#### Available data ####
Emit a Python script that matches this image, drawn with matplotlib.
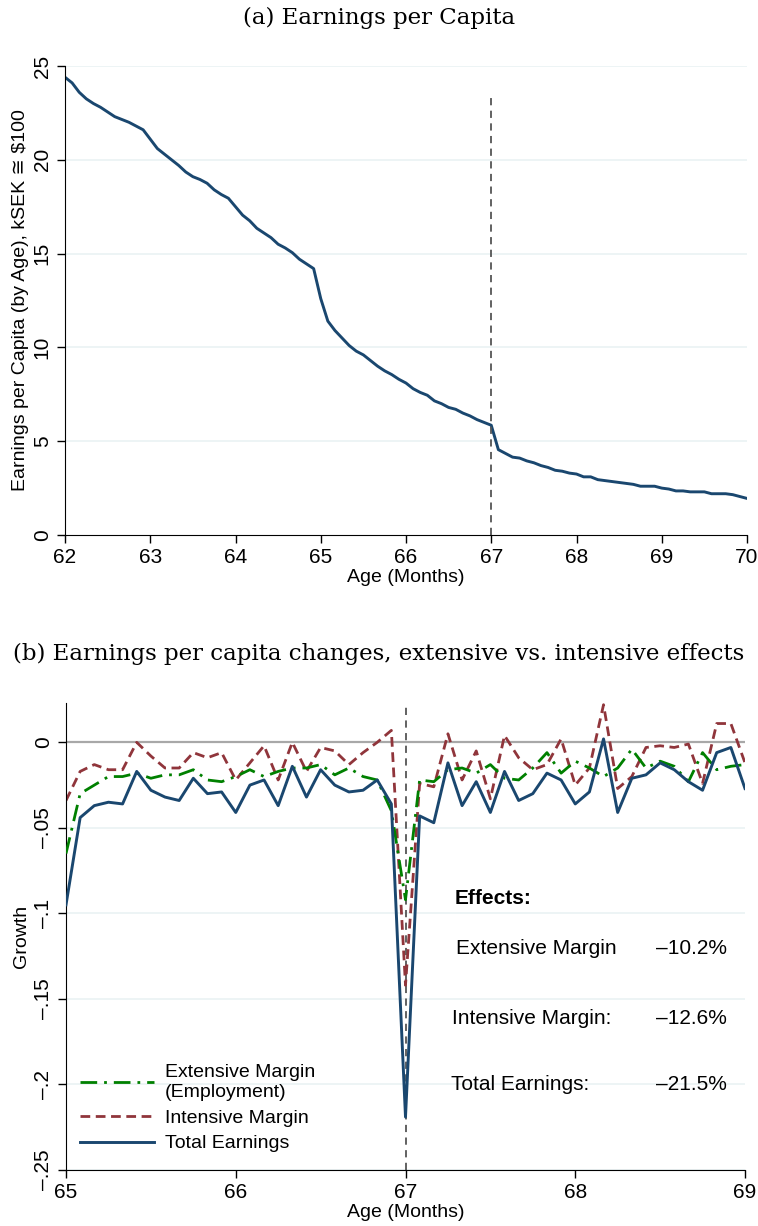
import matplotlib.pyplot as plt
import numpy as np

# panel (a): earnings per capita by age in months (62..70), kSEK
earn = [24.4, 24.1, 23.6, 23.25, 23.0, 22.8, 22.55, 22.3, 22.15, 22.0, 21.8, 21.6,
        21.1, 20.6, 20.3, 20.0, 19.7, 19.35, 19.1, 18.95, 18.75, 18.4, 18.15, 17.95,
        17.5, 17.05, 16.75, 16.35, 16.1, 15.85, 15.5, 15.3, 15.05, 14.7, 14.45, 14.2,
        12.6, 11.4, 10.9, 10.5, 10.1, 9.8, 9.6, 9.3, 9.0, 8.75, 8.55, 8.3,
        8.1, 7.8, 7.6, 7.45, 7.15, 7.0, 6.8, 6.7, 6.5, 6.35, 6.15, 6.0,
        5.85, 4.55, 4.35, 4.15, 4.1, 3.95, 3.85, 3.7, 3.6, 3.45, 3.4, 3.3,
        3.25, 3.1, 3.1, 2.95, 2.9, 2.85, 2.8, 2.75, 2.7, 2.6, 2.6, 2.6,
        2.5, 2.45, 2.35, 2.35, 2.3, 2.3, 2.3, 2.2, 2.2, 2.2, 2.15, 2.05, 1.95]
age_a = 62 + np.arange(len(earn)) / 12

# panel (b): growth, ages 65..69 monthly
total = [-0.095, -0.044, -0.037, -0.035, -0.036, -0.017, -0.028, -0.032, -0.034, -0.021,
         -0.030, -0.029, -0.041, -0.025, -0.022, -0.037, -0.014, -0.032, -0.016, -0.025,
         -0.029, -0.028, -0.022, -0.036, -0.219, -0.043, -0.047, -0.012, -0.037, -0.023,
         -0.041, -0.017, -0.034, -0.030, -0.018, -0.022, -0.036, -0.029, 0.002, -0.041,
         -0.021, -0.019, -0.012, -0.016, -0.023, -0.028, -0.006, -0.003, -0.027]
intens = [-0.034, -0.017, -0.013, -0.016, -0.016, 0.000, -0.008, -0.015, -0.015, -0.006,
          -0.009, -0.006, -0.022, -0.012, -0.002, -0.022, 0.000, -0.017, -0.003, -0.005,
          -0.013, -0.006, 0.000, 0.007, -0.142, -0.024, -0.026, 0.005, -0.022, -0.005,
          -0.033, 0.004, -0.009, -0.016, -0.013, 0.002, -0.025, -0.015, 0.022, -0.027,
          -0.020, -0.003, -0.002, -0.003, -0.001, -0.024, 0.011, 0.011, -0.012]
extens = [-0.065, -0.030, -0.025, -0.020, -0.020, -0.018, -0.021, -0.019, -0.019, -0.016,
          -0.022, -0.023, -0.020, -0.016, -0.020, -0.017, -0.015, -0.015, -0.013, -0.019,
          -0.015, -0.020, -0.022, -0.040, -0.092, -0.022, -0.023, -0.016, -0.015, -0.018,
          -0.013, -0.021, -0.022, -0.015, -0.006, -0.018, -0.011, -0.015, -0.020, -0.015,
          -0.004, -0.015, -0.011, -0.014, -0.023, -0.006, -0.016, -0.014, -0.013]
age_b = 65 + np.arange(len(total)) / 12

effect_names = ["Extensive Margin", "Intensive Margin:", "Total Earnings:"]
effect_vals = ["\u201310.2%", "\u201312.6%", "\u201321.5%"]

navy = "#1a476f"
maroon = "#90353b"
green = "#008000"
gridc = "#eaf2f3"

plt.rcParams['font.family'] = ['Liberation Sans', 'DejaVu Sans']
plt.rcParams['font.size'] = 15

fig = plt.figure(figsize=(7.58, 12.26), dpi=100)

# ---- panel (a)
ax1 = fig.add_axes([65/758, 1 - 535/1226, (747-65)/758, (535-66)/1226])
ax1.plot(age_a, earn, color=navy, lw=2.1)
ax1.axvline(67, ymax=0.934, color="#555555", ls=(0, (4, 3)), lw=1.3)
ax1.set_xlim(62, 70)
ax1.set_ylim(0, 25)
ax1.set_xticks(range(62, 71))
ax1.set_yticks([0, 5, 10, 15, 20, 25])
ax1.set_yticklabels(["0", "5", "10", "15", "20", "25"], rotation=90, va="center")
for v in [5, 10, 15, 20, 25]:
    ax1.axhline(v, color=gridc, lw=1.2, zorder=0)
ax1.set_xlabel("Age (Months)", fontsize=14, labelpad=1)
ax1.set_ylabel("Earnings per Capita (by Age), kSEK \u2245 $100", fontsize=14, labelpad=3)
fig.text(0.5, 1 - 18/1226, "(a) Earnings per Capita", family="DejaVu Serif",
         fontsize=16.5, ha="center", va="center")

# ---- panel (b)
ax2 = fig.add_axes([66/758, 1 - 1170/1226, (745-66)/758, (1170-703)/1226])
for v in [-0.05, -0.1, -0.15, -0.2, -0.25]:
    ax2.axhline(v, color=gridc, lw=1.2, zorder=0)
ax2.axhline(0, color="#a8a8a8", lw=1.6, zorder=1)
ax2.axvline(67, color="#555555", ls=(0, (4, 3)), lw=1.3, zorder=1)
ax2.plot(age_b, extens, color=green, lw=2.0, ls=(0, (6, 2.5, 1, 2.5)),
         label="Extensive Margin\n(Employment)", zorder=3)
ax2.plot(age_b, intens, color=maroon, lw=2.0, ls=(0, (3.5, 2)),
         label="Intensive Margin", zorder=2)
ax2.plot(age_b, total, color=navy, lw=2.1, label="Total Earnings", zorder=4)
ax2.set_xlim(65, 69)
ax2.set_ylim(-0.25, 0.023)
ax2.set_xticks(range(65, 70))
yt = [0, -0.05, -0.1, -0.15, -0.2, -0.25]
ax2.set_yticks(yt)
ax2.set_yticklabels(["0", "\u2013.05", "\u2013.1", "\u2013.15", "\u2013.2", "\u2013.25"],
                    rotation=90, va="center")
ax2.set_xlabel("Age (Months)", fontsize=14, labelpad=1)
ax2.set_ylabel("Growth", fontsize=14, labelpad=3)
fig.text(0.5, 1 - 654/1226,
         "(b) Earnings per capita changes, extensive vs. intensive effects",
         family="DejaVu Serif", fontsize=16.5, ha="center", va="center")

leg = ax2.legend(loc="lower left", bbox_to_anchor=(-0.005, 0.0), frameon=False,
                 fontsize=14, handlelength=3.8, handletextpad=0.55, labelspacing=0.42)

fig.text(455/758, 1 - 899/1226, "Effects:", fontsize=15, fontweight="bold", va="center")
ys = [949, 1018, 1084]
xs = [456, 452, 451]
for name, val, y, x in zip(effect_names, effect_vals, ys, xs):
    fy = 1 - y/1226
    fig.text(x/758, fy, name, fontsize=15, va="center")
    fig.text(656/758, fy, val, fontsize=15, va="center")

for ax in (ax1, ax2):
    for s in ["top", "right"]:
        ax.spines[s].set_visible(False)
    ax.tick_params(direction="out", length=6, width=1)

fig.savefig("out.png", dpi=100)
####
--- What is being asked ---
Read the data above. Pull out each line in which the string "matplotlib" appears.

--- Exercise result ---
Emit a Python script that matches this image, drawn with matplotlib.
import matplotlib.pyplot as plt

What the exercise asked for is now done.